Marley provou ser milagrosamente adepto de defender a justiça e o fim da exploração neocolonial da cada vez mais importunada ilha ao mesmo tempo que mantinha uma indiferença soberana em relação às maquinações políticas dos partidos. No entanto, tentativas de manipulá-lo para ganhos políticos continuaram incessantes e o artista sabia bem que o menor erro de cálculo poderia ter consequências fatais.

Em 1976, representantes do governo do país, nominalmente socialista, persuadiram Marley a ser a atração principal de um show gratuito ao ar livre em Kingston que seria estritamente apolítico, um apelo por paz entre as facções em guerra no gueto e uma celebração de “um amor, um coração”. Duas noites antes da apresentação, dois carros com homens armados invadiram a casa de Marley com barris em chamas. Incrivelmente, ninguém morreu, mas Marley e vários conhecidos ficaram feridos. Mostrando uma coragem notável, ele cumpriu a promessa de cantar no show. E, mostrando bom senso, deixou a ilha no dia seguinte e só voltou mais de um ano depois. “Alegam que eu estava apoiando um partido político, o que não é verdade”, insistiu. “Se fosse realmente verdade que eu estava defendendo política, teria morrido naquela noite, porque sei que os políticos são o diabo... Meu trabalho é ficar entre esses políticos e me tornar outra coisa para o povo.”
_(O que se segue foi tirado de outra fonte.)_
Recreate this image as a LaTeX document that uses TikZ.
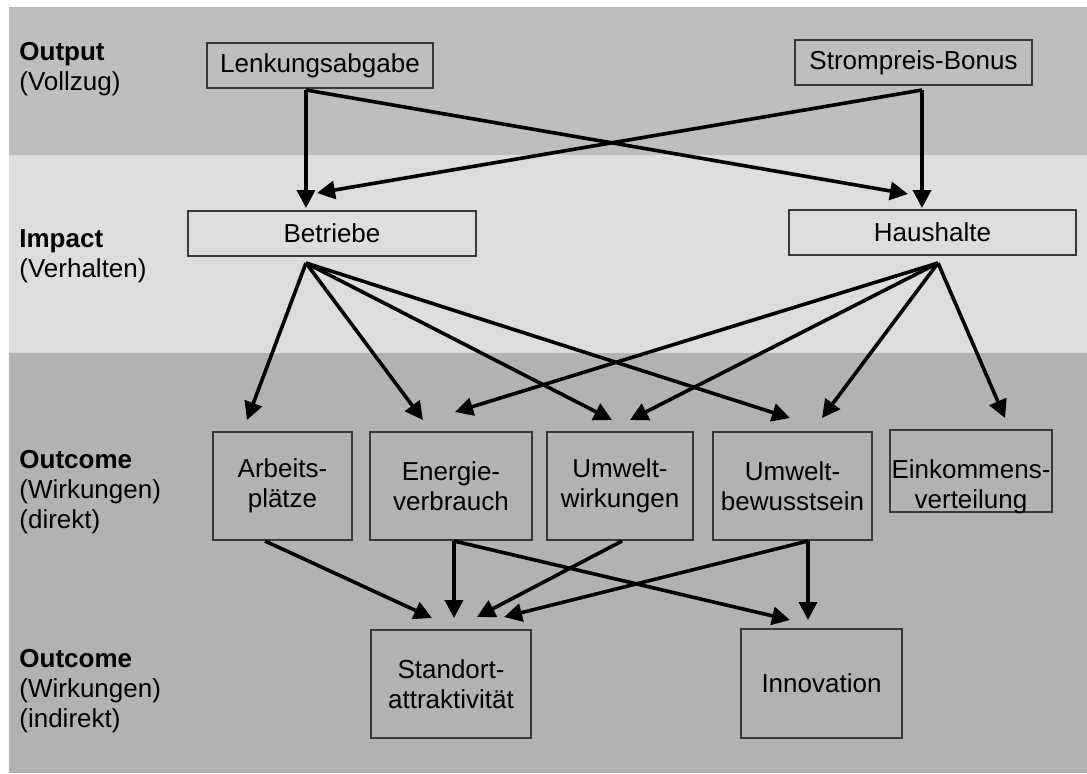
\documentclass[tikz,border=0pt]{standalone}
\usepackage{fontspec}
\setmainfont{Liberation Sans}
\usetikzlibrary{arrows.meta}
\definecolor{bandA}{HTML}{BEBEBE}
\definecolor{bandB}{HTML}{DDDDDD}
\definecolor{bandC}{HTML}{B2B2B2}
\definecolor{boxline}{HTML}{383838}
\begin{document}
\begin{tikzpicture}[x=0.5pt,y=-0.5pt,
  every node/.style={font=\fontsize{13}{15}\selectfont},
  box/.style={draw=boxline, line width=0.6pt, inner sep=0pt, align=center},
  lbl/.style={anchor=west, align=left, inner sep=0pt},
  txt/.style={align=center, inner sep=0pt},
  conn/.style={line width=1.8pt, -{Triangle[length=9pt,width=9pt]}}]
\useasboundingbox (0,0) rectangle (1087,773);
\fill[white] (0,0) rectangle (1087,773);
\fill[bandA] (9,7) rectangle (1087,155);
\fill[bandB] (9,155) rectangle (1087,353);
\fill[bandC] (9,353) rectangle (1087,773);

% row labels
\node[lbl] (lOut) at (19,69) {\textbf{Output}\\(Vollzug)};
\node[lbl] (lImp) at (19,256) {\textbf{Impact}\\(Verhalten)};
\node[lbl] (lDir) at (19,492) {\textbf{Outcome}\\(Wirkungen)\\(direkt)};
\node[lbl] (lInd) at (19,691) {\textbf{Outcome}\\(Wirkungen)\\(indirekt)};

% boxes
\node[box, minimum width=113pt, minimum height=22.5pt] (lenk) at (320,65.5) {Lenkungsabgabe};
\node[box, minimum width=118.5pt, minimum height=22.5pt] (strom) at (913.5,62.5) {Strompreis-Bonus};
\node[box, minimum width=144pt, minimum height=22.5pt] (betr) at (332,233.5) {Betriebe};
\node[box, minimum width=143.5pt, minimum height=22.5pt] (haus) at (932.5,232.5) {Haushalte};

\node[box, minimum width=69.5pt, minimum height=54pt] (arb) at (282.5,486) {Arbeits-\\plätze};
\node[box, minimum width=81pt, minimum height=54pt] (ener) at (451,486) {Energie-\\verbrauch};
\node[box, minimum width=73pt, minimum height=54pt] (umw) at (620,486) {Umwelt-\\wirkungen};
\node[box, minimum width=79.5pt, minimum height=54pt] (bew) at (792.5,486) {Umwelt-\\bewusstsein};
\node[box, minimum width=81pt, minimum height=41pt] (eink) at (971,471) {};
\node[txt] (einkT) at (971,487) {Einkommens-\\verteilung};

\node[box, minimum width=80pt, minimum height=54pt] (stand) at (451,684) {Standort-\\attraktivität};
\node[box, minimum width=80.5pt, minimum height=54.5pt] (innov) at (821.5,683.5) {Innovation};

% connector end points
\coordinate (lenkS) at (306,90);
\coordinate (stromS) at (922,90);
\coordinate (betrS) at (306,263);
\coordinate (hausS) at (938,263);
\coordinate (arbS) at (265,541);
\coordinate (enerS) at (454,541);
\coordinate (umwS) at (622,541);
\coordinate (bewS) at (808,541);

\coordinate (betrT1) at (306,208);
\coordinate (betrT2) at (317,193);
\coordinate (hausT1) at (908,194);
\coordinate (hausT2) at (922,208);

\coordinate (arbT) at (247,420);
\coordinate (enerT1) at (423,420);
\coordinate (enerT2) at (455,412);
\coordinate (umwT1) at (612,420);
\coordinate (umwT2) at (630,420);
\coordinate (bewT1) at (790,418);
\coordinate (bewT2) at (822,418);
\coordinate (einkA) at (1005,418);

\coordinate (standT1) at (432,618);
\coordinate (standT2) at (454,618);
\coordinate (standT3) at (477,617);
\coordinate (standT4) at (504,617);
\coordinate (innovT1) at (790,620);
\coordinate (innovT2) at (808,620);

% connectors
\draw[conn] (lenkS) -- (betrT1);
\draw[conn] (lenkS) -- (hausT1);
\draw[conn] (stromS) -- (betrT2);
\draw[conn] (stromS) -- (hausT2);

\draw[conn] (betrS) -- (arbT);
\draw[conn] (betrS) -- (enerT1);
\draw[conn] (betrS) -- (umwT1);
\draw[conn] (betrS) -- (bewT1);
\draw[conn] (hausS) -- (enerT2);
\draw[conn] (hausS) -- (umwT2);
\draw[conn] (hausS) -- (bewT2);
\draw[conn] (hausS) -- (einkA);

\draw[conn] (arbS) -- (standT1);
\draw[conn] (enerS) -- (standT2);
\draw[conn] (enerS) -- (innovT1);
\draw[conn] (umwS) -- (standT3);
\draw[conn] (bewS) -- (standT4);
\draw[conn] (bewS) -- (innovT2);
\end{tikzpicture}
\end{document}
Durante os anos difíceis, Marley continuou comprometido com os ideais rastafári e com a autodeterminação para sua gente. No Terceiro Mundo, especialmente onde lutas pela libertação estavam em andamento, ele era visto como um músico popular e um aliado revolucionário. Marley continuou forjando uma música visionária que se opunha à maré de violência e celebrava os ritmos da vida. A diligência dele nunca fraquejou; no final das contas, foram suas próprias células rebeldes que o derrubaram. O câncer que o matou em 1981 havia se desenvolvido a partir de uma lesão não tratada ocorrida quando ele jogava futebol. O legado permanece: a beleza da música de Marley prova que, ao mesmo tempo que tem um significado especial para os sofredores deste mundo, também comove quem tem o coração aberto. Você não tem de entender o contexto sociopolítico ou a cultura rasta – ou mesmo o dialeto de Trenchtown usado por Marley – para compreender.

Os ritmos são parecidos com seu batimento cardíaco e a voz fala uma língua que o espírito entende. E, claro, quando bate, você não sente dor.

Adeus a um Homem de Bem

Um ferimento não tratado deu origem ao câncer que matou Marley

O dia 13 de maio de 1977 marcou o começo do fim para Bob Marley. Ele participava de um jogo de futebol na França, com vários jornalistas, quando machucou o dedão de um dos pés. Apesar da gravidade do ferimento, Marley não quis se tratar em hospitais convencionais, já que isso iria contra seus preceitos religiosos. Com o tempo, o pé foi tomado por células cancerígenas. Ele deveria ter amputado o dedo, mas continuou se tratando apenas com medicina alternativa. A saúde do cantor se debilitou de maneira rápida e irreversível. O câncer se espalhou pelo cérebro, fígado e pulmão. Logo ele já não conseguia mais comer e se locomovia com dificuldade. No dia 11 de maio de 1981, depois de um longo sofrimento, Bob Marley morreu em um hospital de Miami, aos 36 anos.